*TASK DETAILS*
Without including the pictures, copy out every line below.
* * * * * * * * *
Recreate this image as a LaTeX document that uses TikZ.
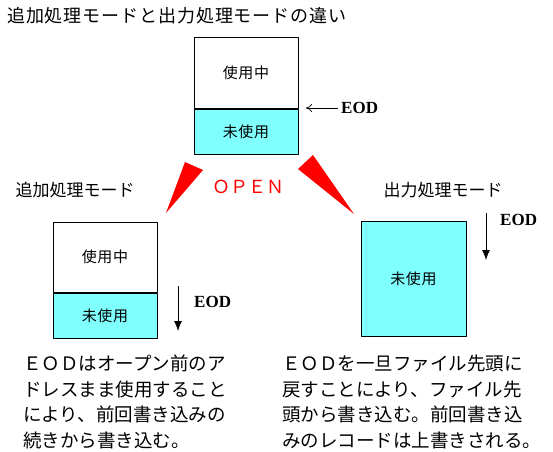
\documentclass[tikz,border=0pt]{standalone}
\usepackage{fontspec}
\setmainfont{Noto Sans CJK JP}
\newfontfamily\eodfont{Liberation Serif}
\usetikzlibrary{arrows.meta}
\definecolor{unusedcyan}{HTML}{80FFFF}
\tikzset{
  cell/.style={draw,line width=1pt,inner sep=0pt,minimum width=104pt,
    font=\fontsize{15}{15}\selectfont\addfontfeature{LetterSpace=4}},
  freecell/.style={cell,fill=unusedcyan},
  modelabel/.style={inner sep=0pt,font=\fontsize{17}{17}\selectfont},
  eodlabel/.style={inner sep=3pt,font=\eodfont\bfseries\fontsize{17}{17}\selectfont},
  notetext/.style={align=left,anchor=north west,inner sep=0pt,
    font=\fontsize{18.5}{25.5}\selectfont},
  downarrow/.style={line width=0.8pt,-{Latex[length=10pt,width=8pt]}}
}
\begin{document}
\begin{tikzpicture}[x=1pt,y=-1pt,line join=round]
  \useasboundingbox (0,0) rectangle (553,451);
  \node[anchor=west,inner sep=0pt,font=\fontsize{18}{18}\selectfont\addfontfeature{LetterSpace=5}] (title) at (7,16) {追加処理モードと出力処理モードの違い};
  \node[cell,minimum height=71pt] (topused) at (246,72.5) {使用中};
  \node[freecell,minimum height=45pt,anchor=north] (topfree) at (topused.south) {未使用};
  \node[eodlabel,anchor=west] (eodtop) at (338,108) {EOD};
  \coordinate (toptip) at (306,108);
  \draw[line width=0.7pt,-{To[length=6pt,width=8pt]}] (eodtop.west) -- (toptip);
  \fill[red] (185,162) -- (203,170) -- (166,213) -- cycle;
  \fill[red] (298,169) -- (313,155) -- (354,214) -- cycle;
  \node[text=red,inner sep=0pt,font=\fontsize{18}{18}\selectfont] (open) at (248,187) {ＯＰＥＮ};
  \node[modelabel] (appendmode) at (75,190) {追加処理モード};
  \node[modelabel] (outputmode) at (443,190) {出力処理モード};
  \node[cell,minimum height=70pt] (leftused) at (105,257) {使用中};
  \node[freecell,minimum height=45pt,anchor=north] (leftfree) at (leftused.south) {未使用};
  \coordinate (leftstart) at (178,286);
  \coordinate (leftend) at (178,331);
  \draw[downarrow] (leftstart) -- (leftend);
  \node[eodlabel,anchor=west] (eodleft) at (191,302) {EOD};
  \node[freecell,minimum width=105pt,minimum height=115pt] (rightfree) at (413.5,278.5) {未使用};
  \coordinate (rightstart) at (486,213);
  \coordinate (rightend) at (486,260);
  \draw[downarrow] (rightstart) -- (rightend);
  \node[eodlabel,anchor=west] (eodright) at (497,220) {EOD};
  \node[notetext] (leftnote) at (23,355) {ＥＯＤはオープン前のア\\ドレスまま使用すること\\により、前回書き込みの\\続きから書き込む。};
  \node[notetext] (rightnote) at (282,355) {ＥＯＤを一旦ファイル先頭に\\戻すことにより、ファイル先\\頭から書き込む。前回書き込\\みのレコードは上書きされる。};
\end{tikzpicture}
\end{document}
* * * * * * * * *
*OUTPUT OF THE EXERCISE*
Recreate this image as a LaTeX document that uses TikZ.
\documentclass[tikz,border=0pt]{standalone}
\usepackage{fontspec}
\setmainfont{Noto Sans CJK JP}
\newfontfamily\eodfont{Liberation Serif}
\usetikzlibrary{arrows.meta}
\definecolor{unusedcyan}{HTML}{80FFFF}
\tikzset{
  cell/.style={draw,line width=1pt,inner sep=0pt,minimum width=104pt,
    font=\fontsize{15}{15}\selectfont\addfontfeature{LetterSpace=4}},
  freecell/.style={cell,fill=unusedcyan},
  modelabel/.style={inner sep=0pt,font=\fontsize{17}{17}\selectfont},
  eodlabel/.style={inner sep=3pt,font=\eodfont\bfseries\fontsize{17}{17}\selectfont},
  notetext/.style={align=left,anchor=north west,inner sep=0pt,
    font=\fontsize{18.5}{25.5}\selectfont},
  downarrow/.style={line width=0.8pt,-{Latex[length=10pt,width=8pt]}}
}
\begin{document}
\begin{tikzpicture}[x=1pt,y=-1pt,line join=round]
  \useasboundingbox (0,0) rectangle (553,451);
  \node[anchor=west,inner sep=0pt,font=\fontsize{18}{18}\selectfont\addfontfeature{LetterSpace=5}] (title) at (7,16) {追加処理モードと出力処理モードの違い};
  \node[cell,minimum height=71pt] (topused) at (246,72.5) {使用中};
  \node[freecell,minimum height=45pt,anchor=north] (topfree) at (topused.south) {未使用};
  \node[eodlabel,anchor=west] (eodtop) at (338,108) {EOD};
  \coordinate (toptip) at (306,108);
  \draw[line width=0.7pt,-{To[length=6pt,width=8pt]}] (eodtop.west) -- (toptip);
  \fill[red] (185,162) -- (203,170) -- (166,213) -- cycle;
  \fill[red] (298,169) -- (313,155) -- (354,214) -- cycle;
  \node[text=red,inner sep=0pt,font=\fontsize{18}{18}\selectfont] (open) at (248,187) {ＯＰＥＮ};
  \node[modelabel] (appendmode) at (75,190) {追加処理モード};
  \node[modelabel] (outputmode) at (443,190) {出力処理モード};
  \node[cell,minimum height=70pt] (leftused) at (105,257) {使用中};
  \node[freecell,minimum height=45pt,anchor=north] (leftfree) at (leftused.south) {未使用};
  \coordinate (leftstart) at (178,286);
  \coordinate (leftend) at (178,331);
  \draw[downarrow] (leftstart) -- (leftend);
  \node[eodlabel,anchor=west] (eodleft) at (191,302) {EOD};
  \node[freecell,minimum width=105pt,minimum height=115pt] (rightfree) at (413.5,278.5) {未使用};
  \coordinate (rightstart) at (486,213);
  \coordinate (rightend) at (486,260);
  \draw[downarrow] (rightstart) -- (rightend);
  \node[eodlabel,anchor=west] (eodright) at (497,220) {EOD};
  \node[notetext] (leftnote) at (23,355) {ＥＯＤはオープン前のア\\ドレスまま使用すること\\により、前回書き込みの\\続きから書き込む。};
  \node[notetext] (rightnote) at (282,355) {ＥＯＤを一旦ファイル先頭に\\戻すことにより、ファイル先\\頭から書き込む。前回書き込\\みのレコードは上書きされる。};
\end{tikzpicture}
\end{document}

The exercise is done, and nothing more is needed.